Problem to work on:
Output all the data exactly. Pictures do not belong in the copy.

Given data:
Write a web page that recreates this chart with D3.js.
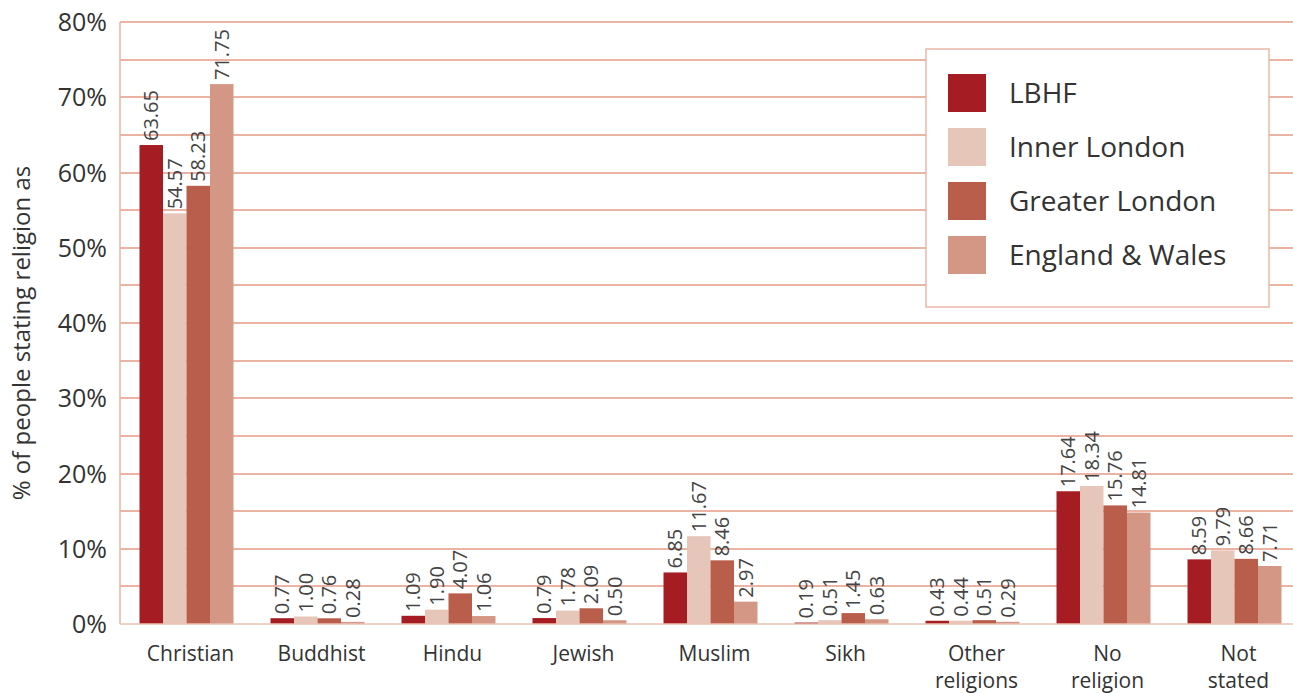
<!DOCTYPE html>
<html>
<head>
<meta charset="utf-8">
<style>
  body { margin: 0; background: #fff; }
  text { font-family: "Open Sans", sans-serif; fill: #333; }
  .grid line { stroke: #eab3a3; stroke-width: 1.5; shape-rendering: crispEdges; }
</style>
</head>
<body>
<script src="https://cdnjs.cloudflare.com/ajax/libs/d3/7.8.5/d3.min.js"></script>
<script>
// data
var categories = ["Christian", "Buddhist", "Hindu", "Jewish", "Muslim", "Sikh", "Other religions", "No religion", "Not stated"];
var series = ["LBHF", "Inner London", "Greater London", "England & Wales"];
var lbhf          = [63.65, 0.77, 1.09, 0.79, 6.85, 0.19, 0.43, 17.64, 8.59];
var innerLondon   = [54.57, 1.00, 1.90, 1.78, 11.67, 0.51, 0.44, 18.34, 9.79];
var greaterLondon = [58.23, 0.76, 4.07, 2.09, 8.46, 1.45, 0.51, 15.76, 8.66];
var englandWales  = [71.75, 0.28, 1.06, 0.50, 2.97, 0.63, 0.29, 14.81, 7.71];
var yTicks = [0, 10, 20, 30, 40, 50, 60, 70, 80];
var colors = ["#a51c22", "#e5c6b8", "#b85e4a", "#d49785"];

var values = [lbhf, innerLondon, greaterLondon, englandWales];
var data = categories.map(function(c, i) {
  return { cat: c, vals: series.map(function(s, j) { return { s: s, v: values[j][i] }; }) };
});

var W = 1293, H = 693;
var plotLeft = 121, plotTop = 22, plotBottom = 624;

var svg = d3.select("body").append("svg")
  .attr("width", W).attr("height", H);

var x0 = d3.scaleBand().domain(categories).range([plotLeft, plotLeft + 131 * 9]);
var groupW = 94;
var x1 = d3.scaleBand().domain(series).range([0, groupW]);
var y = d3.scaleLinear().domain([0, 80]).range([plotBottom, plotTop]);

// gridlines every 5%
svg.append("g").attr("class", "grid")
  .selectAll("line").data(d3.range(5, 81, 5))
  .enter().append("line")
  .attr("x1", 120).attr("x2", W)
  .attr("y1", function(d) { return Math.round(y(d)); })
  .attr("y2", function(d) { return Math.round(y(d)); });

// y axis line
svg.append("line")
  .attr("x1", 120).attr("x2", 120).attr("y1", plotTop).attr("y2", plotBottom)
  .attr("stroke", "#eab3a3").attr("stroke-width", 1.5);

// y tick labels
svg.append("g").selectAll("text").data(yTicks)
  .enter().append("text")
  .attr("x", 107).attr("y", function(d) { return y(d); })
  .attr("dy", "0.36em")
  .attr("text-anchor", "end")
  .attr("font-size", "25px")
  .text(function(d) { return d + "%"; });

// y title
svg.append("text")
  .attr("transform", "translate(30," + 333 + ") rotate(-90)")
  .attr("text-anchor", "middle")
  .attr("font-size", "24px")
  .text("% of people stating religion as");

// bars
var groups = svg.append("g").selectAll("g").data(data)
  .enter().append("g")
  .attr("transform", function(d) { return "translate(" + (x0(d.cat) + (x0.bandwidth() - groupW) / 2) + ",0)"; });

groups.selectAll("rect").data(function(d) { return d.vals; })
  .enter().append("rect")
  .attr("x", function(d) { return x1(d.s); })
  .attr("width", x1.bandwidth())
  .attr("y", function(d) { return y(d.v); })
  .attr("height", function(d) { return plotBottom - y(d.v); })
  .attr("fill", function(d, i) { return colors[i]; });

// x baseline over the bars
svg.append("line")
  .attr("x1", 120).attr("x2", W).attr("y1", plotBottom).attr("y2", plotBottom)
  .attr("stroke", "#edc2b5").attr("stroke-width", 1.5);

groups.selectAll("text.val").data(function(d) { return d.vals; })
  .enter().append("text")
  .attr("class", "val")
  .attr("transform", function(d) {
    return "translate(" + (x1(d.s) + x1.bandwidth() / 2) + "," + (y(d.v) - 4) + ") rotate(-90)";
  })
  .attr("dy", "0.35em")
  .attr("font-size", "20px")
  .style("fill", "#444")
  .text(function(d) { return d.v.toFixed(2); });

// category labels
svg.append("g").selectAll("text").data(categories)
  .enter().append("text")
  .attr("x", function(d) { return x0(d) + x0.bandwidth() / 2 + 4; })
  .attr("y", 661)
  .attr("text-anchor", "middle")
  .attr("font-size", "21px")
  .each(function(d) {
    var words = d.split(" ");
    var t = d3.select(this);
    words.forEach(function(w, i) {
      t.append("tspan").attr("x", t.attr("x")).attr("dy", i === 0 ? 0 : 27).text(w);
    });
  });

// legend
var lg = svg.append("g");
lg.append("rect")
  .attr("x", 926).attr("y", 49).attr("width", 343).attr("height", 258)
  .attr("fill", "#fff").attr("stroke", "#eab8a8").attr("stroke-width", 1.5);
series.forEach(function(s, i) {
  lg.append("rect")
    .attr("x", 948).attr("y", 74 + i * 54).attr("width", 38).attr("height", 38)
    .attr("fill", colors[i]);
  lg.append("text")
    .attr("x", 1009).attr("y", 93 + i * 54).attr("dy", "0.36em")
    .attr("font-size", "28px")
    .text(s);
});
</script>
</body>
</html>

Reply:
Write a web page that recreates this chart with D3.js.
<!DOCTYPE html>
<html>
<head>
<meta charset="utf-8">
<style>
  body { margin: 0; background: #fff; }
  text { font-family: "Open Sans", sans-serif; fill: #333; }
  .grid line { stroke: #eab3a3; stroke-width: 1.5; shape-rendering: crispEdges; }
</style>
</head>
<body>
<script src="https://cdnjs.cloudflare.com/ajax/libs/d3/7.8.5/d3.min.js"></script>
<script>
// data
var categories = ["Christian", "Buddhist", "Hindu", "Jewish", "Muslim", "Sikh", "Other religions", "No religion", "Not stated"];
var series = ["LBHF", "Inner London", "Greater London", "England & Wales"];
var lbhf          = [63.65, 0.77, 1.09, 0.79, 6.85, 0.19, 0.43, 17.64, 8.59];
var innerLondon   = [54.57, 1.00, 1.90, 1.78, 11.67, 0.51, 0.44, 18.34, 9.79];
var greaterLondon = [58.23, 0.76, 4.07, 2.09, 8.46, 1.45, 0.51, 15.76, 8.66];
var englandWales  = [71.75, 0.28, 1.06, 0.50, 2.97, 0.63, 0.29, 14.81, 7.71];
var yTicks = [0, 10, 20, 30, 40, 50, 60, 70, 80];
var colors = ["#a51c22", "#e5c6b8", "#b85e4a", "#d49785"];

var values = [lbhf, innerLondon, greaterLondon, englandWales];
var data = categories.map(function(c, i) {
  return { cat: c, vals: series.map(function(s, j) { return { s: s, v: values[j][i] }; }) };
});

var W = 1293, H = 693;
var plotLeft = 121, plotTop = 22, plotBottom = 624;

var svg = d3.select("body").append("svg")
  .attr("width", W).attr("height", H);

var x0 = d3.scaleBand().domain(categories).range([plotLeft, plotLeft + 131 * 9]);
var groupW = 94;
var x1 = d3.scaleBand().domain(series).range([0, groupW]);
var y = d3.scaleLinear().domain([0, 80]).range([plotBottom, plotTop]);

// gridlines every 5%
svg.append("g").attr("class", "grid")
  .selectAll("line").data(d3.range(5, 81, 5))
  .enter().append("line")
  .attr("x1", 120).attr("x2", W)
  .attr("y1", function(d) { return Math.round(y(d)); })
  .attr("y2", function(d) { return Math.round(y(d)); });

// y axis line
svg.append("line")
  .attr("x1", 120).attr("x2", 120).attr("y1", plotTop).attr("y2", plotBottom)
  .attr("stroke", "#eab3a3").attr("stroke-width", 1.5);

// y tick labels
svg.append("g").selectAll("text").data(yTicks)
  .enter().append("text")
  .attr("x", 107).attr("y", function(d) { return y(d); })
  .attr("dy", "0.36em")
  .attr("text-anchor", "end")
  .attr("font-size", "25px")
  .text(function(d) { return d + "%"; });

// y title
svg.append("text")
  .attr("transform", "translate(30," + 333 + ") rotate(-90)")
  .attr("text-anchor", "middle")
  .attr("font-size", "24px")
  .text("% of people stating religion as");

// bars
var groups = svg.append("g").selectAll("g").data(data)
  .enter().append("g")
  .attr("transform", function(d) { return "translate(" + (x0(d.cat) + (x0.bandwidth() - groupW) / 2) + ",0)"; });

groups.selectAll("rect").data(function(d) { return d.vals; })
  .enter().append("rect")
  .attr("x", function(d) { return x1(d.s); })
  .attr("width", x1.bandwidth())
  .attr("y", function(d) { return y(d.v); })
  .attr("height", function(d) { return plotBottom - y(d.v); })
  .attr("fill", function(d, i) { return colors[i]; });

// x baseline over the bars
svg.append("line")
  .attr("x1", 120).attr("x2", W).attr("y1", plotBottom).attr("y2", plotBottom)
  .attr("stroke", "#edc2b5").attr("stroke-width", 1.5);

groups.selectAll("text.val").data(function(d) { return d.vals; })
  .enter().append("text")
  .attr("class", "val")
  .attr("transform", function(d) {
    return "translate(" + (x1(d.s) + x1.bandwidth() / 2) + "," + (y(d.v) - 4) + ") rotate(-90)";
  })
  .attr("dy", "0.35em")
  .attr("font-size", "20px")
  .style("fill", "#444")
  .text(function(d) { return d.v.toFixed(2); });

// category labels
svg.append("g").selectAll("text").data(categories)
  .enter().append("text")
  .attr("x", function(d) { return x0(d) + x0.bandwidth() / 2 + 4; })
  .attr("y", 661)
  .attr("text-anchor", "middle")
  .attr("font-size", "21px")
  .each(function(d) {
    var words = d.split(" ");
    var t = d3.select(this);
    words.forEach(function(w, i) {
      t.append("tspan").attr("x", t.attr("x")).attr("dy", i === 0 ? 0 : 27).text(w);
    });
  });

// legend
var lg = svg.append("g");
lg.append("rect")
  .attr("x", 926).attr("y", 49).attr("width", 343).attr("height", 258)
  .attr("fill", "#fff").attr("stroke", "#eab8a8").attr("stroke-width", 1.5);
series.forEach(function(s, i) {
  lg.append("rect")
    .attr("x", 948).attr("y", 74 + i * 54).attr("width", 38).attr("height", 38)
    .attr("fill", colors[i]);
  lg.append("text")
    .attr("x", 1009).attr("y", 93 + i * 54).attr("dy", "0.36em")
    .attr("font-size", "28px")
    .text(s);
});
</script>
</body>
</html>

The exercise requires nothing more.